Drawing connections: Past, present, and futures
As the director and chief curator of art at the Americas Society, Lukin aims to build projects that construct visual narratives of past and present culture, and prompt dialogue and community connections.
Her first major exhibition for the Americas Society, This Must Be the Place: Latin American Artists in New York 1965-1975, was held in 2021-2022 and was accompanied by a monograph. The exhibition brought together a broad array of experimental work and archival materials by artists whose work arrived at a pivotal point for reckoning with race and gender in contemporary art, and whose experiments in media expanded ideas of American art turning New York into a global art center.
Subsequent exhibitions included the first U.S. solo show of Brazilian artist Bispo Do Rosario, which drew attention to outsider art in a global context, race, and institutionalization, and El Dorado: Myths of Gold, developed in partnership with the Fundación Proa in Argentina and the Museo Amparo in Mexico.
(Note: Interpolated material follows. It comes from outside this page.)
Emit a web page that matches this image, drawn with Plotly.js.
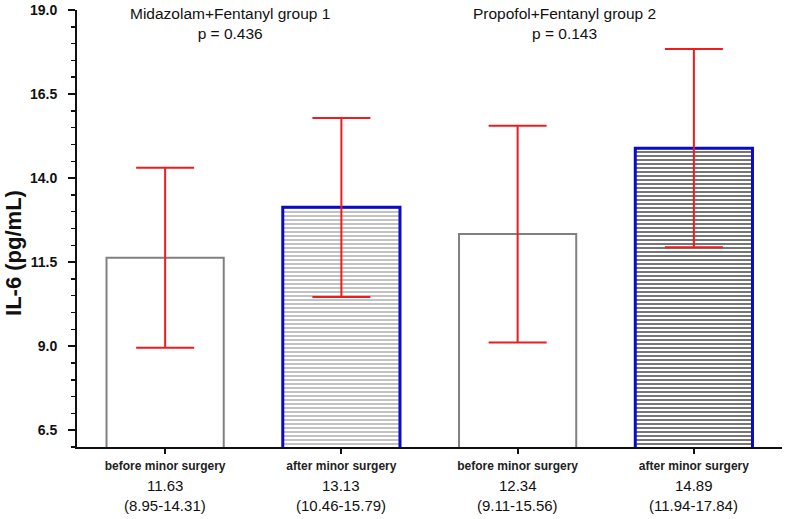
<!DOCTYPE html>
<html>
<head>
<meta charset="utf-8">
<script src="https://cdn.plot.ly/plotly-3.0.1.min.js"></script>
<style>html,body{margin:0;padding:0;background:#fff;}#chart{width:787px;height:519px;}</style>
</head>
<body>
<div id="chart"></div>
<script>
// ---- data ----
const categories = ["before minor surgery", "after minor surgery", "before minor surgery", "after minor surgery"];
const medians = [11.63, 13.13, 12.34, 14.89];
const lowerCI = [8.95, 10.46, 9.11, 11.94];
const upperCI = [14.31, 15.79, 15.56, 17.84];
const groupTitles = ["Midazolam+Fentanyl group 1", "Propofol+Fentanyl group 2"];
const pValues = ["0.436", "0.143"];
const yTicks = [6.5, 9.0, 11.5, 14.0, 16.5, 19.0];
const yTitle = "IL-6 (pg/mL)";

// ---- styles ----
const FONT = "Arial, 'Liberation Sans', Helvetica, sans-serif";
const xIdx = categories.map((_, i) => i);
const isAfter = categories.map(c => c.startsWith("after"));

const trace = {
  type: "bar",
  x: xIdx,
  y: medians,
  width: 0.665,
  marker: {
    color: "#ffffff",
    line: {
      color: isAfter.map(a => a ? "#0a0ac8" : "#808080"),
      width: isAfter.map(a => a ? 3 : 2)
    },
    pattern: {
      shape: isAfter.map(a => a ? "-" : ""),
      fgcolor: isAfter.map((a, i) => i === 3 ? "#3a3a3a" : "#a8a8a8"),
      bgcolor: "#ffffff",
      size: 4,
      solidity: 0.35,
      fillmode: "replace"
    }
  },
  error_y: {
    type: "data",
    symmetric: false,
    array: upperCI.map((u, i) => u - medians[i]),
    arrayminus: lowerCI.map((l, i) => medians[i] - l),
    color: "#ee1c1c",
    thickness: 2,
    width: 29
  },
  hoverinfo: "skip",
  showlegend: false
};

const annotations = [];
groupTitles.forEach((t, g) => {
  annotations.push({
    xref: "paper", yref: "paper",
    x: g === 0 ? 0.217 : 0.691, y: 1, xanchor: "center", yanchor: "top", yshift: 7,
    text: t + "<br>p = " + pValues[g],
    showarrow: false,
    font: {family: FONT, size: 15.5, color: "#111"},
    align: "center"
  });
});
xIdx.forEach(i => {
  annotations.push({
    xref: "x", yref: "paper", x: i, y: 0, xanchor: "center", yanchor: "middle", yshift: -38,
    text: medians[i].toFixed(2), showarrow: false,
    font: {family: FONT, size: 15, color: "#111"}
  });
  annotations.push({
    xref: "x", yref: "paper", x: i, y: 0, xanchor: "center", yanchor: "middle", yshift: -58,
    text: "(" + lowerCI[i].toFixed(2) + "-" + upperCI[i].toFixed(2) + ")", showarrow: false,
    font: {family: FONT, size: 15, color: "#111"}
  });
});
annotations.push({
  xref: "paper", yref: "paper", x: -0.0894, y: 0.444,
  xanchor: "center", yanchor: "middle",
  text: "<b>" + yTitle + "</b>", textangle: -90, showarrow: false,
  font: {family: FONT, size: 22, color: "#111"}
});

const layout = {
  width: 787, height: 519,
  margin: {l: 77, r: 5, t: 10, b: 72},
  paper_bgcolor: "#ffffff",
  plot_bgcolor: "#ffffff",
  font: {family: FONT, color: "#111"},
  xaxis: {
    range: [-0.5, 3.5],
    tickmode: "array",
    tickvals: xIdx,
    ticktext: categories.map(c => "<b>" + c + "</b>"),
    tickfont: {family: FONT, size: 12, color: "#222"},
    ticks: "outside", ticklen: 5, tickwidth: 2, tickcolor: "#111",
    ticklabelstandoff: 2,
    showline: true, linecolor: "#111", linewidth: 2,
    showgrid: false, zeroline: false, fixedrange: true
  },
  yaxis: {
    range: [6.0, 19.0],
    tickmode: "array",
    tickvals: yTicks,
    ticktext: yTicks.map(v => "<b>" + v.toFixed(1) + "</b>"),
    tickfont: {family: FONT, size: 14, color: "#111"},
    ticks: "outside", ticklen: 7, tickwidth: 2, tickcolor: "#111",
    ticklabelstandoff: 8,
    minor: {tick0: 6.5, dtick: 0.5, ticks: "outside", ticklen: 4, tickwidth: 1.5, tickcolor: "#111", showgrid: false},
    showline: true, linecolor: "#111", linewidth: 2,
    showgrid: false, zeroline: false, fixedrange: true
  },
  annotations: annotations,
  bargap: 0.335
};

Plotly.newPlot("chart", [trace], layout, {displayModeBar: false, staticPlot: true});
</script>
</body>
</html>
“Being a migrant curator gives me a particular adaptability and a more relational sense of self, with an enhanced valuation of creating and caring for community at the lack of traditional family nearby,” says Lukin. “My attempts at my work to create horizontality and more space at the level of curatorial work, inclusion of more diverse artists, and to bring in new and broader audiences, is a result of that need to create community and more open views of identity.”